Charts and diagrams as code:

━━━━━━

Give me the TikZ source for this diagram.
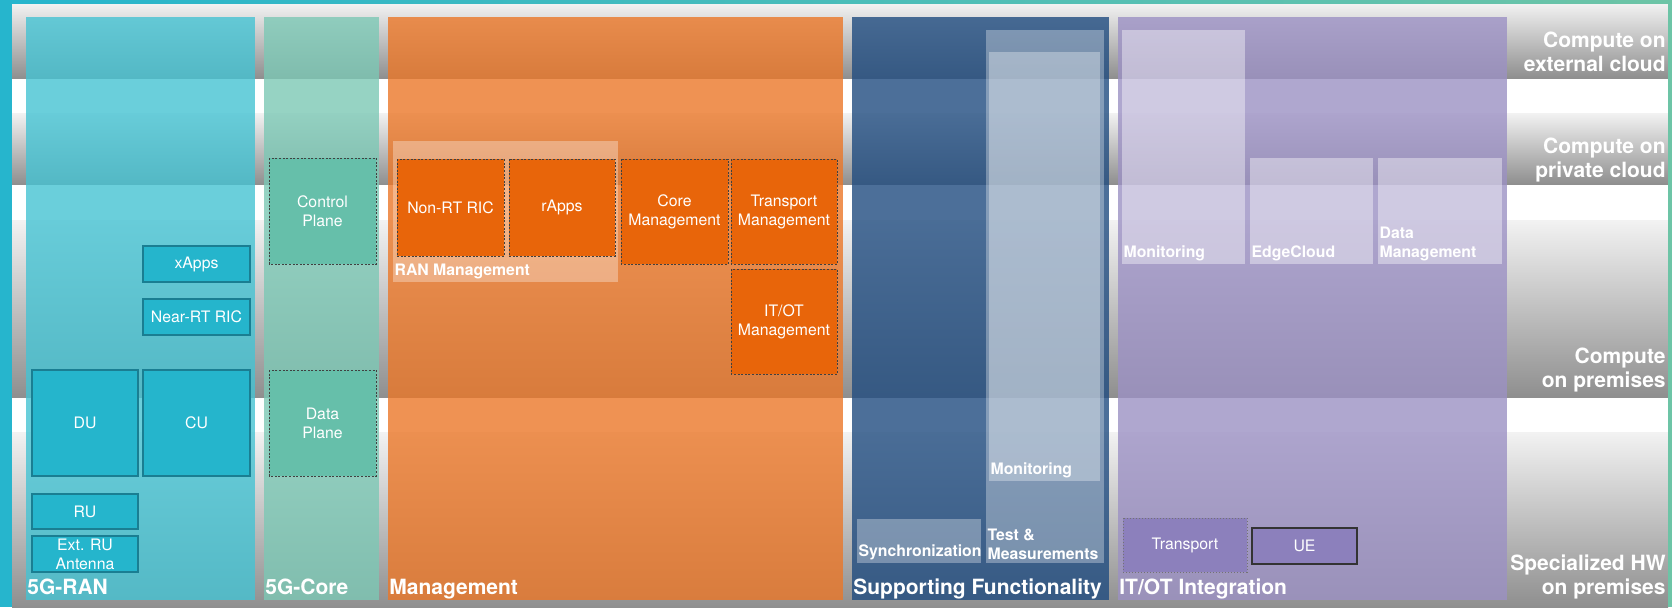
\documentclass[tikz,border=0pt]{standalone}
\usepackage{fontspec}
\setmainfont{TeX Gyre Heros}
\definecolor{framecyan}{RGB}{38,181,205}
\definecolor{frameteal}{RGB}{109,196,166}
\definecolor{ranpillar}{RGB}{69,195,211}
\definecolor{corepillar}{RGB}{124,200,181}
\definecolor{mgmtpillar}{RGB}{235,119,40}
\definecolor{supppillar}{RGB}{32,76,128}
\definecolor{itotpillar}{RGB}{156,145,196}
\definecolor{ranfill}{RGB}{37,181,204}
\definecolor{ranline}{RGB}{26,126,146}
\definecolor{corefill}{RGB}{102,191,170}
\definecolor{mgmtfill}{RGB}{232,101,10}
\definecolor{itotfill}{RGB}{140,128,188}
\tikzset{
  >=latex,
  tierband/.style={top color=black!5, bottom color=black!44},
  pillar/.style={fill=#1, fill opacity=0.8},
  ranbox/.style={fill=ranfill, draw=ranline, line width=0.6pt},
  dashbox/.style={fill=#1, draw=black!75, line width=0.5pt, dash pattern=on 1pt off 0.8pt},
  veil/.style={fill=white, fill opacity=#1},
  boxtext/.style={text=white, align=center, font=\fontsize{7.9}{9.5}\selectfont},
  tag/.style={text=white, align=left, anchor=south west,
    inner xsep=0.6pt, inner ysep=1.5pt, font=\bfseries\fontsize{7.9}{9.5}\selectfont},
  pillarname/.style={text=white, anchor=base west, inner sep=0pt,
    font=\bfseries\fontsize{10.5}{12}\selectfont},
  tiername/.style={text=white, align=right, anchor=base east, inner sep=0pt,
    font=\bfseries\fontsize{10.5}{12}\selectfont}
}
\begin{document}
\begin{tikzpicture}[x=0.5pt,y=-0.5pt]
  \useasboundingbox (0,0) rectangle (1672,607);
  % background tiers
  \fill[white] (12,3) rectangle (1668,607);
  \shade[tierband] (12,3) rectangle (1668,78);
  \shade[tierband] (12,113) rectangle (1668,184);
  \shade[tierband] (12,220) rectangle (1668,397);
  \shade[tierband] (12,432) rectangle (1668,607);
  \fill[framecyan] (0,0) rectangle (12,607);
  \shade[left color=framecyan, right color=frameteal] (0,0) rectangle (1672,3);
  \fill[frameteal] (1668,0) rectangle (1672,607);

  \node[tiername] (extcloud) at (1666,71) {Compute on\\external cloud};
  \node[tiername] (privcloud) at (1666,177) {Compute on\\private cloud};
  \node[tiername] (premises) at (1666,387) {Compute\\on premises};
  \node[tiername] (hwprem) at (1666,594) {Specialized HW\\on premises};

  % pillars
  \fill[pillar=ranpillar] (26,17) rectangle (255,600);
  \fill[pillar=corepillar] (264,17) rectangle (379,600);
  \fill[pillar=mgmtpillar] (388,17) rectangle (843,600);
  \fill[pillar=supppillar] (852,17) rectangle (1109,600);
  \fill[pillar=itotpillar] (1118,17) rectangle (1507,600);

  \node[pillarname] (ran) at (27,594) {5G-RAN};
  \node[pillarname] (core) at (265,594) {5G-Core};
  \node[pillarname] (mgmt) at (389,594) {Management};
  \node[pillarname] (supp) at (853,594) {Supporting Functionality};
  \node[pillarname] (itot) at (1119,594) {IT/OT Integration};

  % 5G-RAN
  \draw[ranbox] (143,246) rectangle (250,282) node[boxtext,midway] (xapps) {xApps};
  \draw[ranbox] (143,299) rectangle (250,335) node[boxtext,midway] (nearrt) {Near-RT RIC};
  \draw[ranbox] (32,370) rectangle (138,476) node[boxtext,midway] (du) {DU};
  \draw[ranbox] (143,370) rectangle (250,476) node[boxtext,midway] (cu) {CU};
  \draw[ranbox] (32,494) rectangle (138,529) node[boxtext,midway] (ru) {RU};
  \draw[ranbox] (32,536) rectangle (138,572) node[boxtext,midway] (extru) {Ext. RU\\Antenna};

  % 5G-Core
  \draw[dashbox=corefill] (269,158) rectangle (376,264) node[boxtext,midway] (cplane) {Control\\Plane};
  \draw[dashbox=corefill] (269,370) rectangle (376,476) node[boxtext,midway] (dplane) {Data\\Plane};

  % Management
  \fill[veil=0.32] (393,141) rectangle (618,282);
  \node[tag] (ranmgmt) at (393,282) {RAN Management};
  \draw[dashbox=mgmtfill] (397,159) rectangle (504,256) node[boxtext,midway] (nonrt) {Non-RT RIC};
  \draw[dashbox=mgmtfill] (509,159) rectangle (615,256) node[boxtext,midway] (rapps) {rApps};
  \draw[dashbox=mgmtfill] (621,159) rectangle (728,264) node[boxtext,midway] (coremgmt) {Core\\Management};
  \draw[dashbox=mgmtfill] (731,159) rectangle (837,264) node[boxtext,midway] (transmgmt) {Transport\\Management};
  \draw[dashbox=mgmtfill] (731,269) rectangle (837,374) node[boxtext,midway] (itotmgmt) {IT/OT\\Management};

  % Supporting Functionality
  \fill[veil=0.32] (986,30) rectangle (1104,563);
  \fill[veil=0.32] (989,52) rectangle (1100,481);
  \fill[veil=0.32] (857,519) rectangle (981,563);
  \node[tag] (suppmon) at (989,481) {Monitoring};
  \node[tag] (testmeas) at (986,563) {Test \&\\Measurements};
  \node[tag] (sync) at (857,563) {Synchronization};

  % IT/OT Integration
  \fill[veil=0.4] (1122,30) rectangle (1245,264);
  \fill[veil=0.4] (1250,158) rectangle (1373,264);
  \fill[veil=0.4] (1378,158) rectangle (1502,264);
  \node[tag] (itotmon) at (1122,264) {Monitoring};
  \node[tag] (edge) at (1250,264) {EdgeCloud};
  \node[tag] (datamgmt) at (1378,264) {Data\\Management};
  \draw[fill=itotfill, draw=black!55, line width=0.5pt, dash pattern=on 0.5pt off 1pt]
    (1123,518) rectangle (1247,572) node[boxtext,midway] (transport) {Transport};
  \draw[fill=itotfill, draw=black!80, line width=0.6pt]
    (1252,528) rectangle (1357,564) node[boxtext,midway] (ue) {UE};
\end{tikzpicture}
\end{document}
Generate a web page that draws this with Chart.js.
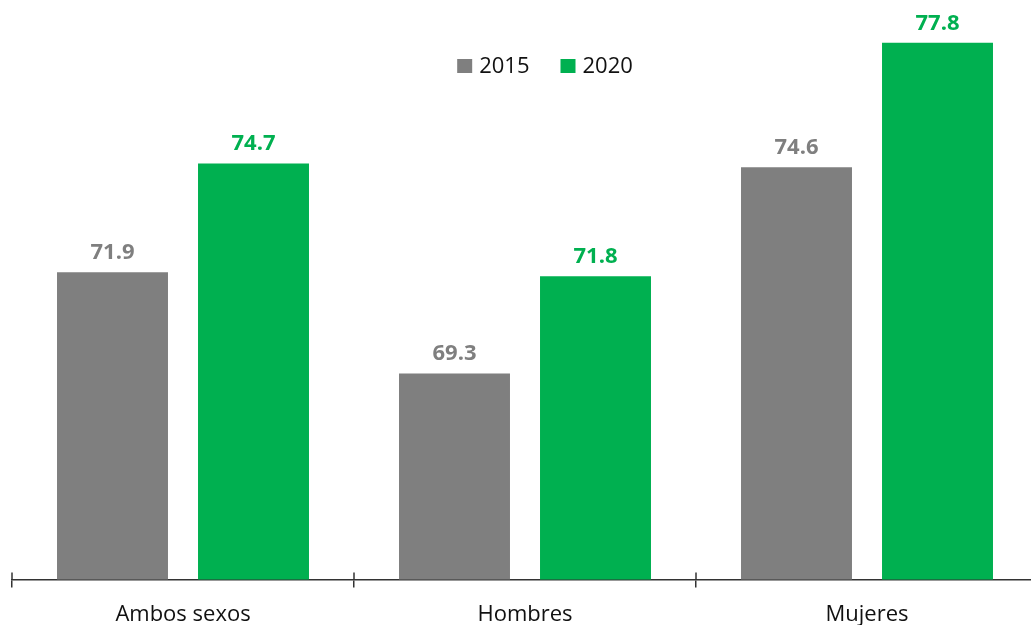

━━━━━━

Task directions:
Go through the material and copy out every line with "this" in it.

Solution to the problem:
Give me the TikZ source for this diagram.
Generate a web page that draws this with Chart.js.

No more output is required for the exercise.